- **What to do**
Transcribe every entry word for word, leaving out all images.

[Begin Material provided]

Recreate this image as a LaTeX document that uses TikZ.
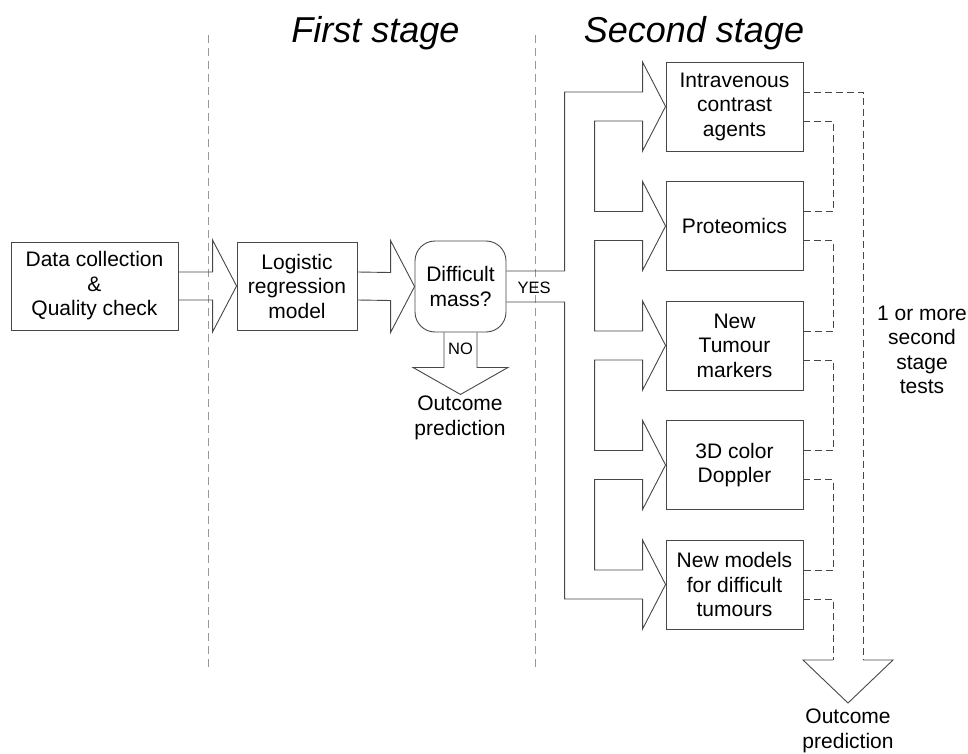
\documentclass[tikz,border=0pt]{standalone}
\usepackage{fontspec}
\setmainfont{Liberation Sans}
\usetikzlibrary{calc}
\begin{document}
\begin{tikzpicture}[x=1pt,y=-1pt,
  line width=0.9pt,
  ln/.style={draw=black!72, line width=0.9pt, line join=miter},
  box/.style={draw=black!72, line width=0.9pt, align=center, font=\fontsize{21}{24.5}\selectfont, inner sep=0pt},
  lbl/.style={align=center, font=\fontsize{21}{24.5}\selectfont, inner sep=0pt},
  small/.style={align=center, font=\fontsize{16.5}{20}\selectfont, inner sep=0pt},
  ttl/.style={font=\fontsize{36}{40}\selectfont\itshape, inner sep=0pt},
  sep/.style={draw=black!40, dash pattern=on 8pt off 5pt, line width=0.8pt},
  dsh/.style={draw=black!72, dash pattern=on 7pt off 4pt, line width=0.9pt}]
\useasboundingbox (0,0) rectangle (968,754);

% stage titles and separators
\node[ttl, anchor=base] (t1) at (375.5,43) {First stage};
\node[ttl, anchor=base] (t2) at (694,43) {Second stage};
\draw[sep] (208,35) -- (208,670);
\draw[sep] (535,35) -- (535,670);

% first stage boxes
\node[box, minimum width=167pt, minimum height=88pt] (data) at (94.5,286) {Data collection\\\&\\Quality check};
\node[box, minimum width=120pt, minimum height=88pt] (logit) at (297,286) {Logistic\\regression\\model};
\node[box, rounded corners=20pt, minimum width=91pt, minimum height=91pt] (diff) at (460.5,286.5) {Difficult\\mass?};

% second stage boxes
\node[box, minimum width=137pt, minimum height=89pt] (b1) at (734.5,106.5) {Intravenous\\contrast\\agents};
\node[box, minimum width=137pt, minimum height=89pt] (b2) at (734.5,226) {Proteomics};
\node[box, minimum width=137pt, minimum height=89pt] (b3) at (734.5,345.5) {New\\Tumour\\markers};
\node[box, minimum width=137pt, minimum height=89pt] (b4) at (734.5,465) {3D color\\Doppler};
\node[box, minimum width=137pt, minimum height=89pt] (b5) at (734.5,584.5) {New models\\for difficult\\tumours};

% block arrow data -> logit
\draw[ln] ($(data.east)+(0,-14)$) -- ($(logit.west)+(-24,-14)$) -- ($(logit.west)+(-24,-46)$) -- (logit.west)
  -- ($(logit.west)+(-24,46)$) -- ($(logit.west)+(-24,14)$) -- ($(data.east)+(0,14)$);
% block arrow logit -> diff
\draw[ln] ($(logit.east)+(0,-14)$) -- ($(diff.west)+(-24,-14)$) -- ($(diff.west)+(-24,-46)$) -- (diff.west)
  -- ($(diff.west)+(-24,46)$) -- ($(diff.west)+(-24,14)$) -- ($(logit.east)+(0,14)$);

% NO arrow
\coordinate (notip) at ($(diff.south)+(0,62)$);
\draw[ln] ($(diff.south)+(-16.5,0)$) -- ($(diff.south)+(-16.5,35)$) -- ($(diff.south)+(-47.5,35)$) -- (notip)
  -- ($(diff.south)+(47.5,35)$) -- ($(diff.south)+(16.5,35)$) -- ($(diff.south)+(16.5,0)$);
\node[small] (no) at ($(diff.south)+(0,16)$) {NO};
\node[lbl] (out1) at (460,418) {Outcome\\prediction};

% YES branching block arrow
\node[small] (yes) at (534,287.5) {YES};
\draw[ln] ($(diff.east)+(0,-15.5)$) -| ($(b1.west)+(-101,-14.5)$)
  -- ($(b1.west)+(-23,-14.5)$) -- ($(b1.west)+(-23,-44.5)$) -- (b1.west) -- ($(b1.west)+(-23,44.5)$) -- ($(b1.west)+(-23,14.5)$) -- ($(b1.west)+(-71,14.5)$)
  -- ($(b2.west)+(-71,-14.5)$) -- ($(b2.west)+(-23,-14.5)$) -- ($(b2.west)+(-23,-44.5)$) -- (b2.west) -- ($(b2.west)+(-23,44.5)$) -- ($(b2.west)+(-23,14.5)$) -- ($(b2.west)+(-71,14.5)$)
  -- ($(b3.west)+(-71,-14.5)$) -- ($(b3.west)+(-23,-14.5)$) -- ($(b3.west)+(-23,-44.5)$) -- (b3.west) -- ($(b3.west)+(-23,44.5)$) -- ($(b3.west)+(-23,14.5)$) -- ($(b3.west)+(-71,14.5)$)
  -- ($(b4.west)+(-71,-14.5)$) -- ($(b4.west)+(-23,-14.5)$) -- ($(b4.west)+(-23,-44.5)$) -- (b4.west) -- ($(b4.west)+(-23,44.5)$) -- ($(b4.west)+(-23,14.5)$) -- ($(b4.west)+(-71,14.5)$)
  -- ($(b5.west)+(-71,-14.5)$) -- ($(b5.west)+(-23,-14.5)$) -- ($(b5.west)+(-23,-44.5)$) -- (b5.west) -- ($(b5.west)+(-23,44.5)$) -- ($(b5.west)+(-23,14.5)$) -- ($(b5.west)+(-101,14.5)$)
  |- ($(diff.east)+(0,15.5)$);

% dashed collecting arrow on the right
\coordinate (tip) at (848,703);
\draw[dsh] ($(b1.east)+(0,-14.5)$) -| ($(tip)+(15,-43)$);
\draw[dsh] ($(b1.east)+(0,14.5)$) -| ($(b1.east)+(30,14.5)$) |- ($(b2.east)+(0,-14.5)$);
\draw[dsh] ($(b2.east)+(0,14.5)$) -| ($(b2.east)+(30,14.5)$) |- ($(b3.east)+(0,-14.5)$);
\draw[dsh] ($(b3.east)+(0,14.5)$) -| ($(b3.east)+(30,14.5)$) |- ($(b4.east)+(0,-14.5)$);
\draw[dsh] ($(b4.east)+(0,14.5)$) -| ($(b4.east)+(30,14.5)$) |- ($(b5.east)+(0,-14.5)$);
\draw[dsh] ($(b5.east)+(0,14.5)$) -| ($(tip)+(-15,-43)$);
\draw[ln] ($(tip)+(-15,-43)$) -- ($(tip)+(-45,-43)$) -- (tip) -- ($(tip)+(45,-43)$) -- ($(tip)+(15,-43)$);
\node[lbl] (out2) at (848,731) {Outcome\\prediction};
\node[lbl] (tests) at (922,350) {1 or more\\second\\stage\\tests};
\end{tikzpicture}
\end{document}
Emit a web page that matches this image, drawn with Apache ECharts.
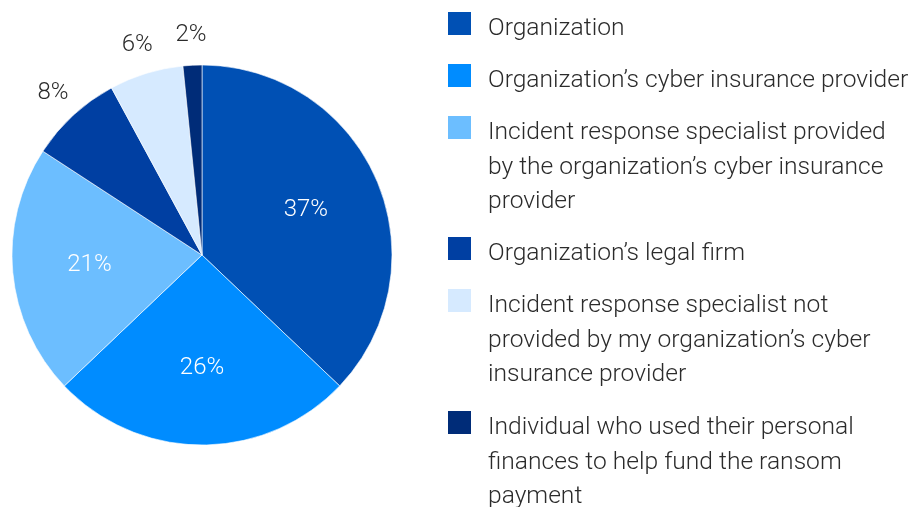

[End Material provided]

- **Response to this task**
Recreate this image as a LaTeX document that uses TikZ.
\documentclass[tikz,border=0pt]{standalone}
\usepackage{fontspec}
\setmainfont{Liberation Sans}
\usetikzlibrary{calc}
\begin{document}
\begin{tikzpicture}[x=1pt,y=-1pt,
  line width=0.9pt,
  ln/.style={draw=black!72, line width=0.9pt, line join=miter},
  box/.style={draw=black!72, line width=0.9pt, align=center, font=\fontsize{21}{24.5}\selectfont, inner sep=0pt},
  lbl/.style={align=center, font=\fontsize{21}{24.5}\selectfont, inner sep=0pt},
  small/.style={align=center, font=\fontsize{16.5}{20}\selectfont, inner sep=0pt},
  ttl/.style={font=\fontsize{36}{40}\selectfont\itshape, inner sep=0pt},
  sep/.style={draw=black!40, dash pattern=on 8pt off 5pt, line width=0.8pt},
  dsh/.style={draw=black!72, dash pattern=on 7pt off 4pt, line width=0.9pt}]
\useasboundingbox (0,0) rectangle (968,754);

% stage titles and separators
\node[ttl, anchor=base] (t1) at (375.5,43) {First stage};
\node[ttl, anchor=base] (t2) at (694,43) {Second stage};
\draw[sep] (208,35) -- (208,670);
\draw[sep] (535,35) -- (535,670);

% first stage boxes
\node[box, minimum width=167pt, minimum height=88pt] (data) at (94.5,286) {Data collection\\\&\\Quality check};
\node[box, minimum width=120pt, minimum height=88pt] (logit) at (297,286) {Logistic\\regression\\model};
\node[box, rounded corners=20pt, minimum width=91pt, minimum height=91pt] (diff) at (460.5,286.5) {Difficult\\mass?};

% second stage boxes
\node[box, minimum width=137pt, minimum height=89pt] (b1) at (734.5,106.5) {Intravenous\\contrast\\agents};
\node[box, minimum width=137pt, minimum height=89pt] (b2) at (734.5,226) {Proteomics};
\node[box, minimum width=137pt, minimum height=89pt] (b3) at (734.5,345.5) {New\\Tumour\\markers};
\node[box, minimum width=137pt, minimum height=89pt] (b4) at (734.5,465) {3D color\\Doppler};
\node[box, minimum width=137pt, minimum height=89pt] (b5) at (734.5,584.5) {New models\\for difficult\\tumours};

% block arrow data -> logit
\draw[ln] ($(data.east)+(0,-14)$) -- ($(logit.west)+(-24,-14)$) -- ($(logit.west)+(-24,-46)$) -- (logit.west)
  -- ($(logit.west)+(-24,46)$) -- ($(logit.west)+(-24,14)$) -- ($(data.east)+(0,14)$);
% block arrow logit -> diff
\draw[ln] ($(logit.east)+(0,-14)$) -- ($(diff.west)+(-24,-14)$) -- ($(diff.west)+(-24,-46)$) -- (diff.west)
  -- ($(diff.west)+(-24,46)$) -- ($(diff.west)+(-24,14)$) -- ($(logit.east)+(0,14)$);

% NO arrow
\coordinate (notip) at ($(diff.south)+(0,62)$);
\draw[ln] ($(diff.south)+(-16.5,0)$) -- ($(diff.south)+(-16.5,35)$) -- ($(diff.south)+(-47.5,35)$) -- (notip)
  -- ($(diff.south)+(47.5,35)$) -- ($(diff.south)+(16.5,35)$) -- ($(diff.south)+(16.5,0)$);
\node[small] (no) at ($(diff.south)+(0,16)$) {NO};
\node[lbl] (out1) at (460,418) {Outcome\\prediction};

% YES branching block arrow
\node[small] (yes) at (534,287.5) {YES};
\draw[ln] ($(diff.east)+(0,-15.5)$) -| ($(b1.west)+(-101,-14.5)$)
  -- ($(b1.west)+(-23,-14.5)$) -- ($(b1.west)+(-23,-44.5)$) -- (b1.west) -- ($(b1.west)+(-23,44.5)$) -- ($(b1.west)+(-23,14.5)$) -- ($(b1.west)+(-71,14.5)$)
  -- ($(b2.west)+(-71,-14.5)$) -- ($(b2.west)+(-23,-14.5)$) -- ($(b2.west)+(-23,-44.5)$) -- (b2.west) -- ($(b2.west)+(-23,44.5)$) -- ($(b2.west)+(-23,14.5)$) -- ($(b2.west)+(-71,14.5)$)
  -- ($(b3.west)+(-71,-14.5)$) -- ($(b3.west)+(-23,-14.5)$) -- ($(b3.west)+(-23,-44.5)$) -- (b3.west) -- ($(b3.west)+(-23,44.5)$) -- ($(b3.west)+(-23,14.5)$) -- ($(b3.west)+(-71,14.5)$)
  -- ($(b4.west)+(-71,-14.5)$) -- ($(b4.west)+(-23,-14.5)$) -- ($(b4.west)+(-23,-44.5)$) -- (b4.west) -- ($(b4.west)+(-23,44.5)$) -- ($(b4.west)+(-23,14.5)$) -- ($(b4.west)+(-71,14.5)$)
  -- ($(b5.west)+(-71,-14.5)$) -- ($(b5.west)+(-23,-14.5)$) -- ($(b5.west)+(-23,-44.5)$) -- (b5.west) -- ($(b5.west)+(-23,44.5)$) -- ($(b5.west)+(-23,14.5)$) -- ($(b5.west)+(-101,14.5)$)
  |- ($(diff.east)+(0,15.5)$);

% dashed collecting arrow on the right
\coordinate (tip) at (848,703);
\draw[dsh] ($(b1.east)+(0,-14.5)$) -| ($(tip)+(15,-43)$);
\draw[dsh] ($(b1.east)+(0,14.5)$) -| ($(b1.east)+(30,14.5)$) |- ($(b2.east)+(0,-14.5)$);
\draw[dsh] ($(b2.east)+(0,14.5)$) -| ($(b2.east)+(30,14.5)$) |- ($(b3.east)+(0,-14.5)$);
\draw[dsh] ($(b3.east)+(0,14.5)$) -| ($(b3.east)+(30,14.5)$) |- ($(b4.east)+(0,-14.5)$);
\draw[dsh] ($(b4.east)+(0,14.5)$) -| ($(b4.east)+(30,14.5)$) |- ($(b5.east)+(0,-14.5)$);
\draw[dsh] ($(b5.east)+(0,14.5)$) -| ($(tip)+(-15,-43)$);
\draw[ln] ($(tip)+(-15,-43)$) -- ($(tip)+(-45,-43)$) -- (tip) -- ($(tip)+(45,-43)$) -- ($(tip)+(15,-43)$);
\node[lbl] (out2) at (848,731) {Outcome\\prediction};
\node[lbl] (tests) at (922,350) {1 or more\\second\\stage\\tests};
\end{tikzpicture}
\end{document}
Emit a web page that matches this image, drawn with Apache ECharts.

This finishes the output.